Louis was quiet. Mel was right but only to a point. In the three years Louis had lived in Fort Myers, he had never once seen a Rolls-Royce or a Bentley. Even out in the moneyed neighborhoods on Sanibel and Captiva, the most extravagant cars he ever saw were Mercedes-Benzes and BMWs. Still, there was plenty of big money down near Naples, where a Rolls wouldn’t have been out of place.
“We need to stop and ask where this Devil’s Garden place is,” Louis said.
“Go a couple miles west of town, then turn left when you see the sign for the airstrip,” Mel said.
“How do you know that?”
“I asked the receptionist back at the ME’s office while you were in the can.”
They were out of Clewiston now, the stores lining Sugarland Highway giving way to the black dirt of the fallow fields. Louis spotted the sign for the airstrip and hung a left. They were heading due south, away from the cane and vegetable fields into pastureland divided by low wood fences. Clots of cattle stood motionless beneath the low branches of the live oaks, snow-white egrets perched on their rust-brown backs.
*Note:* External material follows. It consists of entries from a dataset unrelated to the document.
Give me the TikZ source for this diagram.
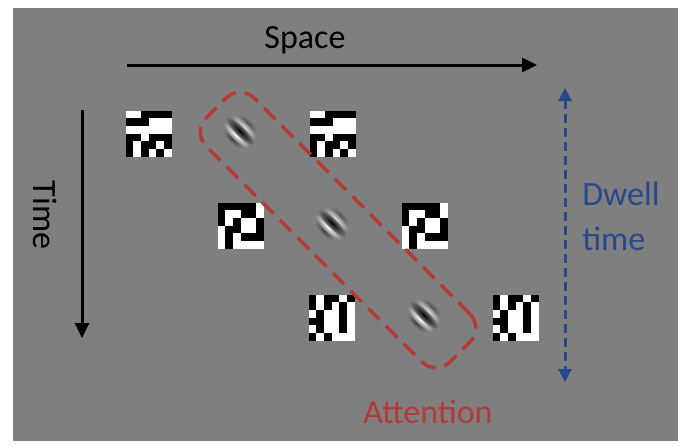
\documentclass[tikz,border=0pt]{standalone}
\usepackage{fontspec}
\setmainfont{Carlito}
\usepackage{tikz}
\usetikzlibrary{arrows.meta,calc}

\definecolor{slidegray}{RGB}{127,127,127}
\definecolor{attred}{RGB}{180,58,56}
\definecolor{dwellblue}{RGB}{40,72,140}

\newcommand{\bigfont}{\fontsize{34}{45}\selectfont}
\def\cellsz{7.667}

% black and white code patch, black cells given as column/row
\newcommand{\codepatch}[3]{%
  \node[codebox] (#1) at #2 {};
  \foreach \c/\r in {#3}
    \fill[black] ($(#1.north west)+(\c*\cellsz,\r*\cellsz)$) rectangle +(\cellsz,\cellsz);
}

% grating patch, stripes running down to the right
\newcommand{\gaborpatch}[2]{%
  \coordinate (#1) at #2;
  \begin{scope}[transform canvas={shift={(#1)}, rotate=-45}]
    \shade[inner color=black!35!slidegray, outer color=slidegray] (0pt,11pt) ellipse [x radius=12pt, y radius=4pt];
    \shade[inner color=black!50!slidegray, outer color=slidegray] (0pt,-11pt) ellipse [x radius=13pt, y radius=4pt];
    \shade[inner color=white!75!slidegray, outer color=slidegray] (0pt,5.5pt) ellipse [x radius=17pt, y radius=4.5pt];
    \shade[inner color=white, outer color=slidegray] (0pt,-5.5pt) ellipse [x radius=18pt, y radius=4.6pt];
    \shade[inner color=black, outer color=slidegray] (0pt,0pt) ellipse [x radius=20pt, y radius=4.8pt];
  \end{scope}}

\begin{document}
\begin{tikzpicture}[x=1pt, y=-1pt,
    codebox/.style={fill=white, minimum size=46pt, inner sep=0pt},
    bigarrow/.style={line width=3pt, -{Triangle[length=15pt,width=14pt]}},
    bigtext/.style={font=\bigfont, inner sep=0pt},
    attbox/.style={draw=attred, line width=3.5pt, dash pattern=on 16pt off 9pt,
      rounded corners=20pt, rotate=-45, minimum width=345pt, minimum height=68pt},
    dwell/.style={draw=dwellblue, line width=3pt, dash pattern=on 9pt off 5pt,
      {Triangle[length=13pt,width=13pt]}-{Triangle[length=13pt,width=13pt]}}]
	\useasboundingbox (0,0) rectangle (688,447);
	\fill[white] (0,0) rectangle (688,447);
	\fill[slidegray] (13,8) rectangle (678,441);

	% axes
	\coordinate (sp-start) at (127,65);
	\coordinate (sp-end) at (537,65);
	\coordinate (ti-start) at (82,110);
	\coordinate (ti-end) at (82,338);
	\node[bigtext] (space) at (305,40) {Space};
	\node[bigtext, rotate=-90] (time) at (45,215) {Time};
	\draw[bigarrow] (sp-start) -- (sp-end);
	\draw[bigarrow] (ti-start) -- (ti-end);

	% code patches
	\codepatch{A1}{(149,134)}{2/0,3/0,4/0,5/0, 0/1,1/1,2/1, 0/3,1/3,3/3,4/3,5/3, 0/4,2/4,3/4,5/4, 0/5,2/5,4/5}
	\codepatch{A2}{(333,134)}{2/0,3/0,4/0,5/0, 0/1,1/1,2/1, 0/3,1/3,3/3,4/3,5/3, 0/4,2/4,3/4,5/4, 0/5,2/5,4/5}
	\codepatch{B1}{(241,226)}{0/0,1/0,2/0,3/0,4/0, 0/1,3/1,4/1, 0/2,2/2,5/2, 1/3,2/3,5/3, 1/4,3/4,4/4,5/4, 1/5}
	\codepatch{B2}{(425,226)}{0/0,1/0,2/0,3/0,4/0, 0/1,3/1,4/1, 0/2,2/2,5/2, 1/3,2/3,5/3, 1/4,3/4,4/4,5/4, 1/5}
	\codepatch{C1}{(332,318)}{0/0,2/0,3/0,5/0, 0/1,2/1,4/1, 1/2,4/2, 0/3,1/3,4/3, 1/4,4/4, 0/5,2/5}
	\codepatch{C2}{(516,318)}{0/0,2/0,3/0,5/0, 0/1,2/1,4/1, 1/2,4/2, 0/3,1/3,4/3, 1/4,4/4, 0/5,2/5}

	% gratings
	\gaborpatch{G1}{(240,131)}
	\gaborpatch{G2}{(332,223)}
	\gaborpatch{G3}{(424,315)}

	% attention window
	\node[attbox] (att) at (338,230) {};
	\node[bigtext, text=attred] (atttxt) at (428,412) {Attention};

	% dwell time
	\coordinate (dw-top) at (565,88);
	\coordinate (dw-bot) at (565,382);
	\draw[dwell] (dw-top) -- (dw-bot);
	\node[bigtext, text=dwellblue, align=left] (dwelltxt) at (621,216) {Dwell\\time};
\end{tikzpicture}
\end{document}
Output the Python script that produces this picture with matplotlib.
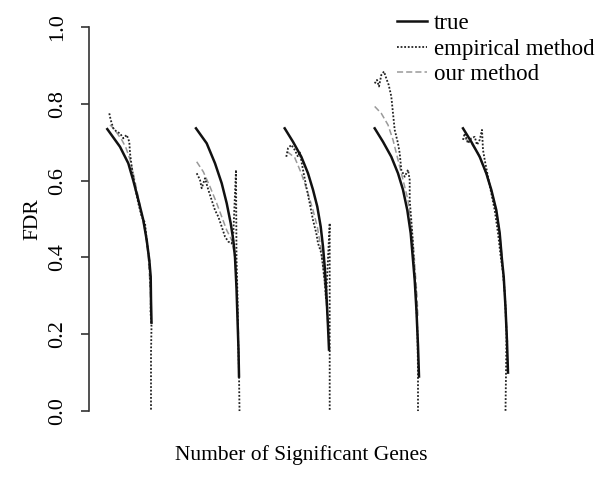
import matplotlib
matplotlib.use("Agg")
import matplotlib.pyplot as plt

plt.rcParams['font.family'] = ['Liberation Serif', 'DejaVu Serif']

# values; x in arbitrary gene-count units
true_x = [
    [18.3, 31, 39.3, 44.3, 49.3, 54.3, 57.7, 60.3, 61.7, 62, 62.5],
    [107, 117.7, 126, 132.7, 137.7, 141.7, 144.3, 146, 147.5, 148.5, 149.5, 150],
    [195.7, 204, 212.3, 219, 224, 228.3, 231.7, 234, 235.7, 237.5, 239, 240],
    [285.7, 294, 302.3, 309, 314, 318.3, 321.7, 324, 325.7, 327.5, 329, 330],
    [374, 382.3, 390.7, 397.3, 402.3, 407.3, 410.7, 413, 414.7, 416.5, 418, 419],
]
true_y = [
    [0.734, 0.688, 0.645, 0.60, 0.55, 0.497, 0.445, 0.393, 0.35, 0.29, 0.23],
    [0.736, 0.697, 0.645, 0.593, 0.541, 0.489, 0.445, 0.40, 0.32, 0.24, 0.16, 0.09],
    [0.736, 0.701, 0.662, 0.619, 0.576, 0.532, 0.48, 0.428, 0.376, 0.30, 0.22, 0.16],
    [0.736, 0.701, 0.662, 0.619, 0.576, 0.523, 0.463, 0.393, 0.341, 0.26, 0.17, 0.09],
    [0.736, 0.701, 0.662, 0.619, 0.576, 0.523, 0.463, 0.393, 0.35, 0.27, 0.18, 0.10],
]

emp_x = [
    [20.3, 21.7, 24.3, 27.7, 31, 34.3, 37.7, 40.3, 41, 42.7, 46, 49.3, 52.7, 56, 57.7,
     60.3, 61, 62, 61.5, 62.5, 62, 62],
    [107.7, 111, 112.7, 116, 119.3, 122.7, 126, 129.3, 132.7, 136, 139.3, 142.7, 144.3,
     147, 147.5, 148.5, 149, 150, 150.5],
    [197.3, 199, 202.3, 205.7, 209, 210.7, 214, 217.3, 220.7, 224, 227.3, 229, 232.3,
     234, 236, 237, 240.7, 240.7],
    [285.7, 288, 290, 292.3, 295, 297.3, 299.7, 302.3, 304, 305.7, 309, 310.7, 312.3,
     315.7, 319, 320.7, 320.7, 322.3, 324, 325, 327, 328.5, 329, 329],
    [374, 375.7, 379, 382.3, 385.7, 388, 390.7, 393, 394, 395.7, 399, 402.3, 405.7, 409,
     411.7, 414, 416, 417.5, 417, 416.5],
]
emp_y = [
    [0.775, 0.758, 0.736, 0.727, 0.723, 0.710, 0.719, 0.701, 0.672, 0.636, 0.584, 0.541,
     0.506, 0.49, 0.445, 0.393, 0.35, 0.30, 0.26, 0.22, 0.15, 0.0],
    [0.619, 0.602, 0.58, 0.606, 0.576, 0.549, 0.523, 0.506, 0.48, 0.454, 0.441, 0.436,
     0.46, 0.628, 0.40, 0.30, 0.20, 0.10, 0.0],
    [0.662, 0.684, 0.693, 0.68, 0.662, 0.675, 0.628, 0.584, 0.541, 0.497, 0.463, 0.437,
     0.411, 0.376, 0.33, 0.29, 0.489, 0.0],
    [0.853, 0.862, 0.845, 0.875, 0.884, 0.866, 0.849, 0.819, 0.775, 0.732, 0.697, 0.671,
     0.628, 0.61, 0.628, 0.602, 0.549, 0.497, 0.437, 0.376, 0.30, 0.20, 0.10, 0.0],
    [0.706, 0.723, 0.697, 0.71, 0.714, 0.693, 0.706, 0.732, 0.68, 0.654, 0.61, 0.567,
     0.523, 0.463, 0.402, 0.359, 0.30, 0.20, 0.10, 0.0],
]

our_x = [
    [21, 25, 29, 33, 37, 41, 45, 49, 53, 56, 59, 61, 62],
    [107.7, 114.3, 121, 127.7, 132.7, 137.7, 142.7, 146, 148, 149.5],
    [198.3, 205.7, 212.3, 219, 224, 228.3, 231.7, 234, 236, 238, 239.5],
    [285.7, 292.3, 299, 304, 309, 314, 319, 322.3, 325, 326.3, 328, 329],
    [375.7, 382.3, 389, 395.7, 402.3, 407.3, 410.7, 413, 415, 417, 418.5],
]
our_y = [
    [0.745, 0.735, 0.72, 0.705, 0.685, 0.655, 0.61, 0.56, 0.51, 0.47, 0.41, 0.33, 0.25],
    [0.649, 0.623, 0.584, 0.541, 0.506, 0.471, 0.445, 0.40, 0.30, 0.20],
    [0.675, 0.66, 0.619, 0.567, 0.523, 0.48, 0.428, 0.376, 0.32, 0.26, 0.20],
    [0.793, 0.775, 0.745, 0.706, 0.654, 0.602, 0.549, 0.48, 0.411, 0.359, 0.30, 0.24],
    [0.71, 0.697, 0.671, 0.628, 0.576, 0.523, 0.463, 0.40, 0.33, 0.25, 0.18],
]

yticks = [0.0, 0.2, 0.4, 0.6, 0.8, 1.0]

#####################################################################################################################

fig = plt.figure(figsize=(5.99, 4.91), dpi=100)
ax = fig.add_axes([89 / 599, 0.1316, 500 / 599, 0.8448])

for i in range(5):
    ax.plot(our_x[i], our_y[i], color='#9a9a9a', lw=1.1, ls=(0, (4, 2)),
            label='our method' if i == 0 else None)
    ax.plot(emp_x[i], emp_y[i], color='#222222', lw=1.3, ls=(0, (1, 1)),
            label='empirical method' if i == 0 else None)
    ax.plot(true_x[i], true_y[i], color='#111111', lw=1.8, ls='-',
            label='true' if i == 0 else None)

ax.set_xlim(0, 500)
ax.set_ylim(-0.04, 1.04)

for s in ('top', 'right', 'bottom'):
    ax.spines[s].set_visible(False)
ax.spines['left'].set_bounds(0, 1)
ax.spines['left'].set_linewidth(1.2)
ax.spines['left'].set_color('#333333')
ax.set_xticks([])
ax.set_yticks(yticks)
ax.set_yticklabels(['%.1f' % v for v in yticks], rotation=90, va='center', fontsize=16)
ax.tick_params(axis='y', length=6, width=1.2, color='#333333', pad=10)

ax.set_ylabel('FDR', fontsize=15.5, labelpad=4)
ax.set_xlabel('Number of Significant Genes', fontsize=15.5)
ax.xaxis.set_label_coords(0.424, -0.045)

handles, labels = ax.get_legend_handles_labels()
order = [labels.index(k) for k in ('true', 'empirical method', 'our method')]
ax.legend([handles[k] for k in order], [labels[k] for k in order],
          loc='upper left', bbox_to_anchor=(0.598, 1.019), frameon=False,
          fontsize=16.5, handlelength=1.3, handletextpad=0.3, labelspacing=0.2,
          borderaxespad=0)

fig.savefig('out.png', dpi=100)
Louis knew there were cattle ranches in Florida, but he had always assumed they were somewhere north, maybe by the horse farms up near Ocala. It hit him again, as it had on the drive over, that Florida was many small unexpected worlds within its one large obvious one.
The road was deserted. Except for an occasional shed or other outbuilding in the pastures, there were no houses, no stores, no sign of human activity. It was, Louis thought, a good place to dump a body.
But the body hadn’t been dumped. Mark Durand had been murdered out here. How had his murderer gotten him out here? And why bother to go so far from Palm Beach when any freeway drainage ditch or canal would have done the job?
They were coming to an intersection. A small state-issued green sign said: DEVIL’S GARDEN. Louis pulled the Mustang to a stop on the side of the road.